Corporate - Significant developments

Last reviewed - 25 June 2021

As the Korean tax law reform proposals were approved in the National Assembly in December 2020,  most of the changes contained in the reform proposals become effective in January 2021 unless otherwise be specified. The tax law changes for 2021 aim to support the Korean economy and individuals to cope with hardships during the COVID 19 pandemic.  The latest changes focus on overhauling the existing investment tax incentive schemes to encourage corporate investment and reinvigorating consumer spending to help prepare for economic recovery after COVID-19.  One of the significant investment tax credit overhauls is a negative list system whereby investment tax credits should be generally available for all types of business-purpose tangible assets with some exceptions. Another significant change extends the carry forward period of unused tax credits to 10 years from 5 years under the tax incentive law.  In addition to changes to facilitate innovative growth and develop new growth engines, they also include measures to promote inclusive growth, collaborative cooperation between large companies and small- and medium-sized enterprises (SMEs) and strengthen fair taxation.

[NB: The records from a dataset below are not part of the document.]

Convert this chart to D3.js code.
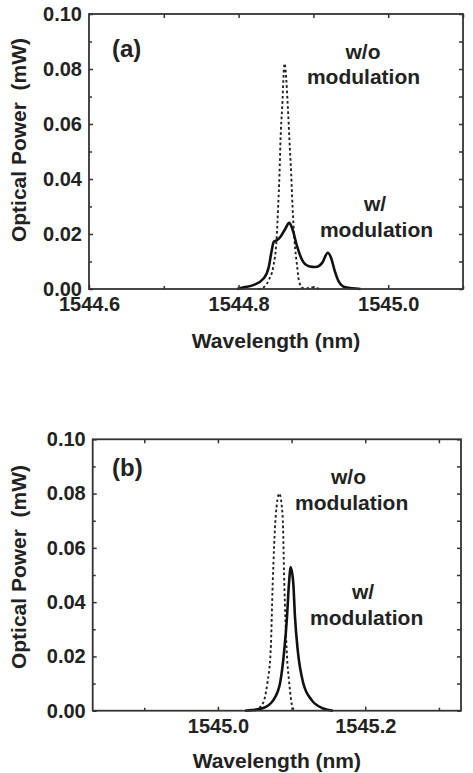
<!DOCTYPE html>
<html lang="en">
<head>
    <meta charset="utf-8">
    <title>Optical spectra</title>
    <script src="https://d3js.org/d3.v7.min.js"></script>
    <style>
        body { margin: 0; background: #fff; }
        text { font-family: "Liberation Sans", Arial, sans-serif; font-weight: bold; fill: #222; }
    </style>
</head>
<body>
<svg width="473" height="773"></svg>
<script>
    // panel (a) - wavelength (nm) / optical power (mW)
    var wlA_wo = [1544.826, 1544.8316, 1544.8404, 1544.8463, 1544.8507, 1544.8529, 1544.8547, 1544.8560, 1544.8583, 1544.8614,
                  1544.8658, 1544.8680, 1544.8703, 1544.8721, 1544.8747, 1544.8783, 1544.8805, 1544.8850, 1544.890, 1544.897, 1544.903, 1544.910];
    var pA_wo  = [0, 0.0003, 0.0033, 0.0081, 0.0178, 0.030, 0.042, 0.054, 0.0663, 0.082,
                  0.0663, 0.054, 0.042, 0.030, 0.0178, 0.0081, 0.0033, 0.0004, 0.0002, 0.0007, 0.0004, 0];
    var wlA_w  = [1544.798, 1544.807, 1544.8203, 1544.8337, 1544.8404, 1544.8436, 1544.8471, 1544.8516, 1544.8560, 1544.8627,
                  1544.8676, 1544.8717, 1544.8783, 1544.8850, 1544.8939, 1544.9028, 1544.9118, 1544.9193, 1544.9238, 1544.9282,
                  1544.9340, 1544.9429, 1544.963];
    var pA_w   = [0, 0.0006, 0.0015, 0.0039, 0.0081, 0.013, 0.0172, 0.0178, 0.019, 0.022,
                  0.0241, 0.022, 0.0154, 0.0105, 0.0083, 0.0080, 0.0095, 0.0132, 0.0112, 0.0069,
                  0.0027, 0.0006, 0];

    // panel (b)
    var wlB_wo = [1545.050, 1545.0616, 1545.067, 1545.0716, 1545.0744, 1545.0784, 1545.0833, 1545.0879, 1545.0901, 1545.0934,
                  1545.0969, 1545.1015, 1545.1046];
    var pB_wo  = [0, 0.003, 0.010, 0.022, 0.047, 0.0715, 0.080, 0.0715, 0.047, 0.022,
                  0.010, 0.001, 0];
    var wlB_w  = [1545.0368, 1545.0459, 1545.0616, 1545.0752, 1545.0843, 1545.0901, 1545.0938, 1545.0965, 1545.0988, 1545.1023,
                  1545.1046, 1545.1083, 1545.1159, 1545.1273, 1545.1431, 1545.1562];
    var pB_w   = [0, 0.0002, 0.001, 0.0039, 0.0101, 0.0224, 0.0346, 0.047, 0.0528, 0.047,
                  0.0346, 0.0224, 0.0101, 0.0039, 0.0008, 0];

    var yMajor = [0, 0.02, 0.04, 0.06, 0.08, 0.10];
    var yMinor = [0.01, 0.03, 0.05, 0.07, 0.09];
    var xMajorA = [1544.6, 1544.8, 1545.0];
    var xMinorA = [1544.7, 1544.9, 1545.1];
    var xMajorB = [1545.0, 1545.2];
    var xMinorB = [1544.9, 1545.1, 1545.3];

    var svg = d3.select("svg");

    function panel(o) {
        var x = d3.scaleLinear().domain(o.xdom).range([o.left, o.right]);
        var y = d3.scaleLinear().domain([0, 0.1]).range([o.bottom, o.top]);
        var g = svg.append("g");

        // curves
        var line = d3.line()
            .x(function(d){ return x(d[0]); })
            .y(function(d){ return y(d[1]); })
            .curve(d3.curveMonotoneX);
        g.append("path")
            .attr("d", line(d3.zip(o.wlWo, o.pWo)))
            .attr("fill", "none").attr("stroke", "#222")
            .attr("stroke-width", 1.9).attr("stroke-dasharray", "2.6,2.6");
        g.append("path")
            .attr("d", line(d3.zip(o.wlW, o.pW)))
            .attr("fill", "none").attr("stroke", "#111")
            .attr("stroke-width", 2.6).attr("stroke-linejoin", "round");

        // axes, ticks pointing inward
        function ax(gen, tr, vals, size, fmt, pad) {
            var a = gen.tickValues(vals).tickSize(size).tickPadding(pad || 7);
            if (fmt) a.tickFormat(fmt); else a.tickFormat("");
            var s = g.append("g").attr("transform", tr).call(a);
            s.select(".domain").remove();
            s.selectAll("line").attr("stroke", "#333").attr("stroke-width", 1.5);
            s.selectAll("text").attr("font-size", 20).attr("fill", "#222")
                .attr("font-family", "'Liberation Sans', Arial, sans-serif").attr("font-weight", "bold");
            return s;
        }
        ax(d3.axisLeft(y), "translate(" + o.left + ",0)", yMajor, -4, d3.format(".2f"));
        ax(d3.axisLeft(y), "translate(" + o.left + ",0)", yMinor, -3);
        ax(d3.axisRight(y), "translate(" + o.right + ",0)", yMajor.concat(yMinor), -4);
        ax(d3.axisBottom(x), "translate(0," + o.bottom + ")", o.xMajor, -4, d3.format(".1f"), 8);
        ax(d3.axisBottom(x), "translate(0," + o.bottom + ")", o.xMinor, -3);
        ax(d3.axisTop(x), "translate(0," + o.top + ")", o.xMajor.concat(o.xMinor).filter(function(v){ return v > o.xdom[0] + 0.01; }), -4);

        g.append("rect")
            .attr("x", o.left).attr("y", o.top)
            .attr("width", o.right - o.left).attr("height", o.bottom - o.top)
            .attr("fill", "none").attr("stroke", "#333").attr("stroke-width", 1.8);

        // labels
        g.append("text").attr("x", (o.left + o.right) / 2).attr("y", o.xlabY)
            .attr("text-anchor", "middle").attr("font-size", 21).text("Wavelength (nm)");
        g.append("text").attr("transform", "translate(26," + o.ylabY + ") rotate(-90)")
            .attr("text-anchor", "middle").attr("font-size", 21).style("white-space", "pre")
            .text("Optical Power  (mW)");
        g.append("text").attr("x", 112).attr("y", o.tagY).attr("font-size", 24).text(o.tag);

        o.notes.forEach(function(n){
            g.append("text").attr("x", n[0]).attr("y", n[1])
                .attr("text-anchor", "middle").attr("font-size", 21).text(n[2]);
        });
    }

    panel({
        left: 89, right: 463, top: 14, bottom: 289,
        xdom: [1544.6, 1545.1], xMajor: xMajorA, xMinor: xMinorA,
        wlWo: wlA_wo, pWo: pA_wo, wlW: wlA_w, pW: pA_w,
        xlabY: 348, ylabY: 140, tag: "(a)", tagY: 57,
        notes: [[363, 59, "w/o"], [363.5, 83.5, "modulation"], [375, 211, "w/"], [376.5, 236.5, "modulation"]]
    });

    panel({
        left: 92.7, right: 461, top: 439.3, bottom: 710.7,
        xdom: [1544.83, 1545.33], xMajor: xMajorB, xMinor: xMinorB,
        wlWo: wlB_wo, pWo: pB_wo, wlW: wlB_w, pW: pB_w,
        xlabY: 768, ylabY: 567, tag: "(b)", tagY: 476,
        notes: [[348.5, 484, "w/o"], [351.7, 510, "modulation"], [363, 599, "w/"], [366.7, 625, "modulation"]]
    });
</script>
</body>
</html>
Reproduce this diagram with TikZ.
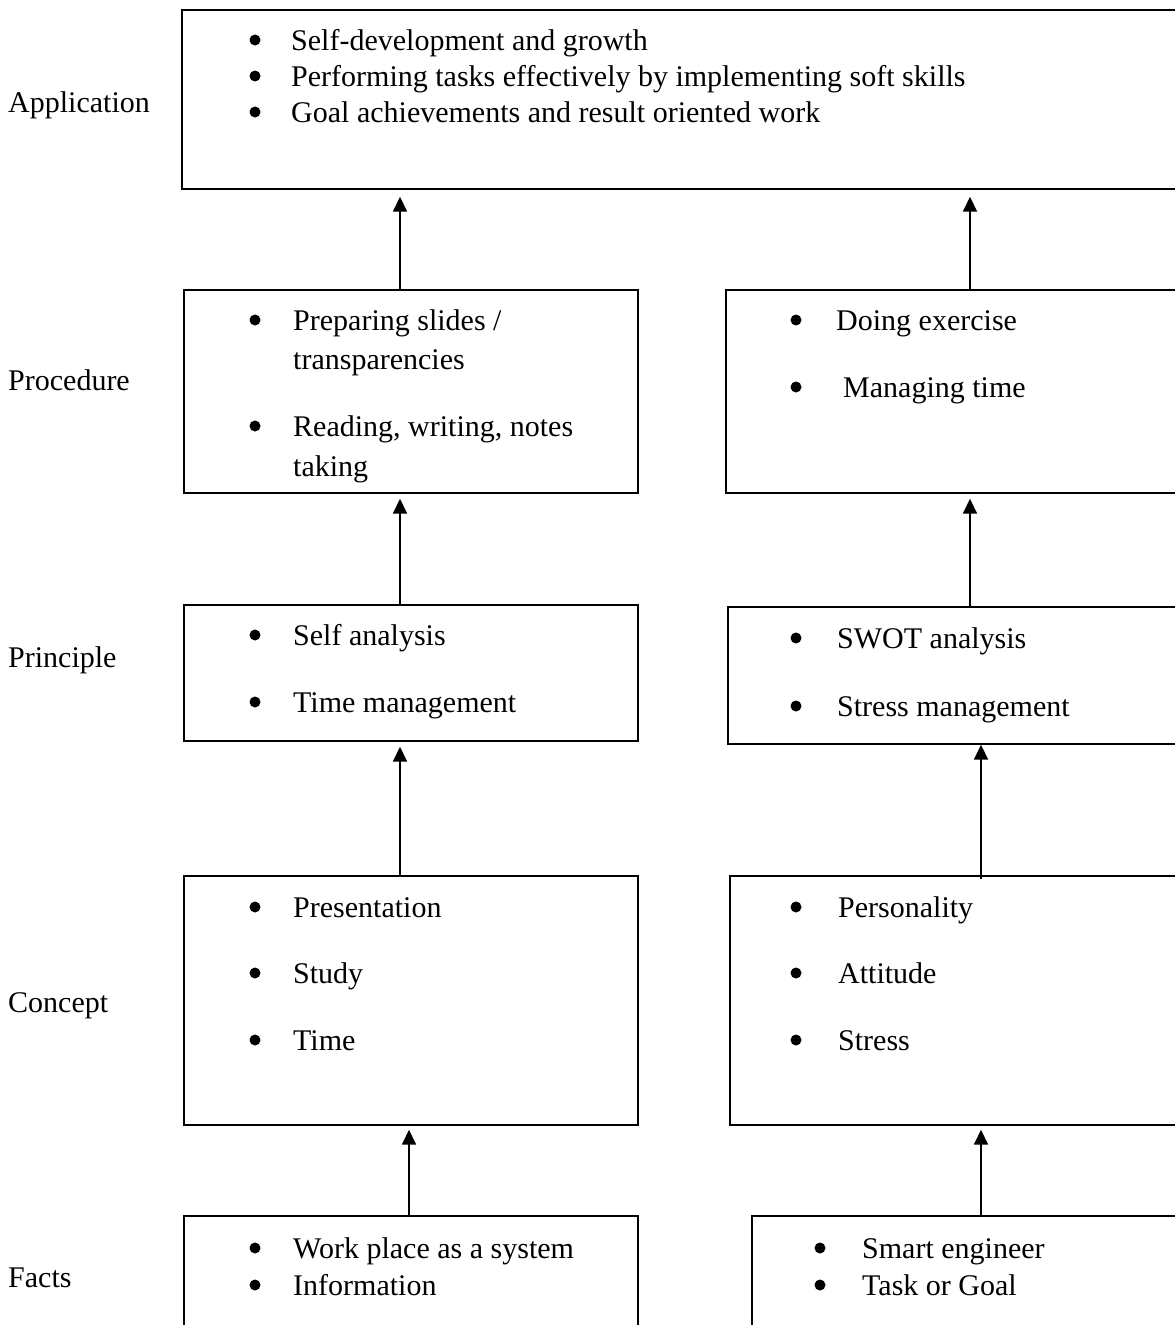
\documentclass[tikz,border=0pt]{standalone}
\usepackage{fontspec}
\setmainfont{Liberation Serif}
\usetikzlibrary{arrows.meta}
\begin{document}
\begin{tikzpicture}[x=1pt,y=1pt,
  box/.style={draw, line width=1.7pt, anchor=north west, inner sep=0pt, minimum height=#1},
  txt/.style={anchor=base west, inner sep=0pt, font=\fontsize{30}{36}\selectfont},
  bul/.style={circle, fill=black, inner sep=0pt, minimum size=11pt},
  arr/.style={line width=1.7pt, -{Triangle[width=14pt,length=15pt]}}]
\useasboundingbox (0,0) rectangle (1175,-1325);
\clip (0,0) rectangle (1175,-1325);
\fill[white] (0,0) rectangle (1175,-1325);

% boxes
\node[box=179, minimum width=1100] (app) at (181,-9) {};
\node[box=203, minimum width=454] (procL) at (183,-289) {};
\node[box=203, minimum width=500] (procR) at (725,-289) {};
\node[box=136, minimum width=454] (prinL) at (183,-604) {};
\node[box=137, minimum width=500] (prinR) at (727,-606) {};
\node[box=249, minimum width=454] (concL) at (183,-875) {};
\node[box=249, minimum width=500] (concR) at (729,-875) {};
\node[box=200, minimum width=454] (factL) at (183,-1215) {};
\node[box=200, minimum width=500] (factR) at (751,-1215) {};

% level labels
\node[txt] (lApp)  at (8,-112)  {Application};
\node[txt] (lProc) at (8,-390)  {Procedure};
\node[txt] (lPrin) at (8,-667)  {Principle};
\node[txt] (lConc) at (8,-1012) {Concept};
\node[txt] (lFact) at (8,-1287) {Facts};

% application
\node[bul] (bA1) at (255,-40) {};
\node[bul] (bA2) at (255,-76) {};
\node[bul] (bA3) at (255,-112) {};
\node[txt] (tA1) at (291,-50)  {Self-development and growth};
\node[txt] (tA2) at (291,-86)  {Performing tasks effectively by implementing soft skills};
\node[txt] (tA3) at (291,-122) {Goal achievements and result oriented work};

% procedure left
\node[bul] (bPL1) at (255,-320) {};
\node[bul] (bPL2) at (255,-426) {};
\node[txt] (tPL1) at (293,-330) {Preparing slides /};
\node[txt] (tPL2) at (293,-369) {transparencies};
\node[txt] (tPL3) at (293,-436) {Reading, writing, notes};
\node[txt] (tPL4) at (293,-476) {taking};

% procedure right
\node[bul] (bPR1) at (796,-320) {};
\node[bul] (bPR2) at (796,-387) {};
\node[txt] (tPR1) at (836,-330) {Doing exercise};
\node[txt] (tPR2) at (843,-397) {Managing time};

% principle left
\node[bul] (bRL1) at (255,-635) {};
\node[bul] (bRL2) at (255,-702) {};
\node[txt] (tRL1) at (293,-645) {Self analysis};
\node[txt] (tRL2) at (293,-712) {Time management};

% principle right
\node[bul] (bRR1) at (796,-638) {};
\node[bul] (bRR2) at (796,-706) {};
\node[txt] (tRR1) at (837,-648) {SWOT analysis};
\node[txt] (tRR2) at (837,-716) {Stress management};

% concept left
\node[bul] (bCL1) at (255,-907) {};
\node[bul] (bCL2) at (255,-973) {};
\node[bul] (bCL3) at (255,-1040) {};
\node[txt] (tCL1) at (293,-917)  {Presentation};
\node[txt] (tCL2) at (293,-983)  {Study};
\node[txt] (tCL3) at (293,-1050) {Time};

% concept right
\node[bul] (bCR1) at (796,-907) {};
\node[bul] (bCR2) at (796,-973) {};
\node[bul] (bCR3) at (796,-1040) {};
\node[txt] (tCR1) at (838,-917)  {Personality};
\node[txt] (tCR2) at (838,-983)  {Attitude};
\node[txt] (tCR3) at (838,-1050) {Stress};

% facts left
\node[bul] (bFL1) at (255,-1248) {};
\node[bul] (bFL2) at (255,-1285) {};
\node[txt] (tFL1) at (293,-1258) {Work place as a system};
\node[txt] (tFL2) at (293,-1295) {Information};

% facts right
\node[bul] (bFR1) at (820,-1248) {};
\node[bul] (bFR2) at (820,-1285) {};
\node[txt] (tFR1) at (862,-1258) {Smart engineer};
\node[txt] (tFR2) at (862,-1295) {Task or Goal};

% connector columns
\coordinate (xL)  at (400,0);
\coordinate (xR)  at (970,0);
\coordinate (xL2) at (409,0);
\coordinate (xR2) at (981,0);

\draw[arr, shorten >=7pt] (procL.north -| xL) -- (app.south -| xL);
\draw[arr, shorten >=7pt] (procR.north -| xR) -- (app.south -| xR);
\draw[arr, shorten >=5pt] (prinL.north -| xL) -- (procL.south -| xL);
\draw[arr, shorten >=5pt] (prinR.north -| xR) -- (procR.south -| xR);
\draw[arr, shorten >=5pt] (concL.north -| xL) -- (prinL.south -| xL);
\draw[arr, shorten <=-4pt] (concR.north -| xR2) -- (prinR.south -| xR2);
\draw[arr, shorten >=4pt] (factL.north -| xL2) -- (concL.south -| xL2);
\draw[arr, shorten >=4pt] (factR.north -| xR2) -- (concR.south -| xR2);
\end{tikzpicture}
\end{document}
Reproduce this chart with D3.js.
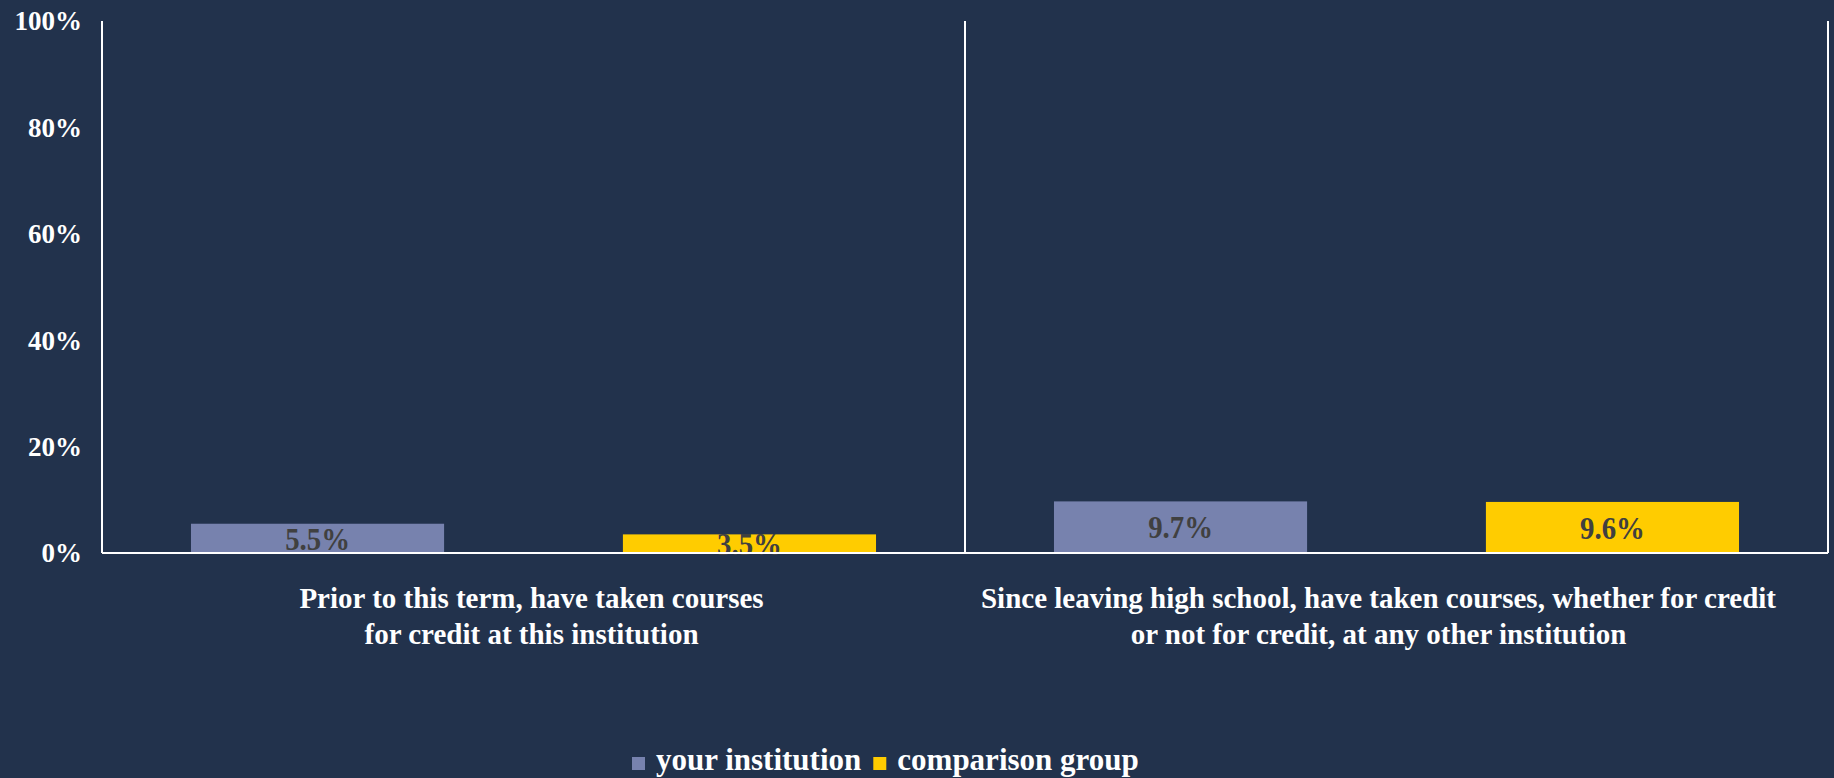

Korean tax measures in response to the COVID-19 crisis

In a volatile economic environment with the unprecedented challenges of the COVID-19 crisis, the Korean government announced a series of measures to boost individual consumptions and the private sector’s economic activities. For the latest updates on Korean tax measures, please refer to the latest COVID-19 tax, legal, and economic response by territory at www.pwc.com/gx/en/services/tax/navigate-the-tax-measures-in-response-to-Covid-19.html

In line with the government’s measures, the National Tax Service (NTS) will continue to reduce the scope of tax investigation targets to help companies focus on coping with economic difficulties in the COVID-19 crisis.  The number of companies subject to NTS audit this year will be kept at the last year’s level of 14,000, compared with 16,000  prior to the COVID-19 crisis.   Periodic tax audits will be conducted in an approach to increase the predictability for taxpayers, while being waived or postponed for SMEs which receive fiscal support under the Korean New Deal project or carry out new deal projects on their own.  In addition, simplified audits with a focus on providing useful consulting will be expanded to ease administrative burden on taxpayers.  Applications for the postponement or suspension of tax audits will be considered in support of taxpayers affected by the COVID-19 crisis.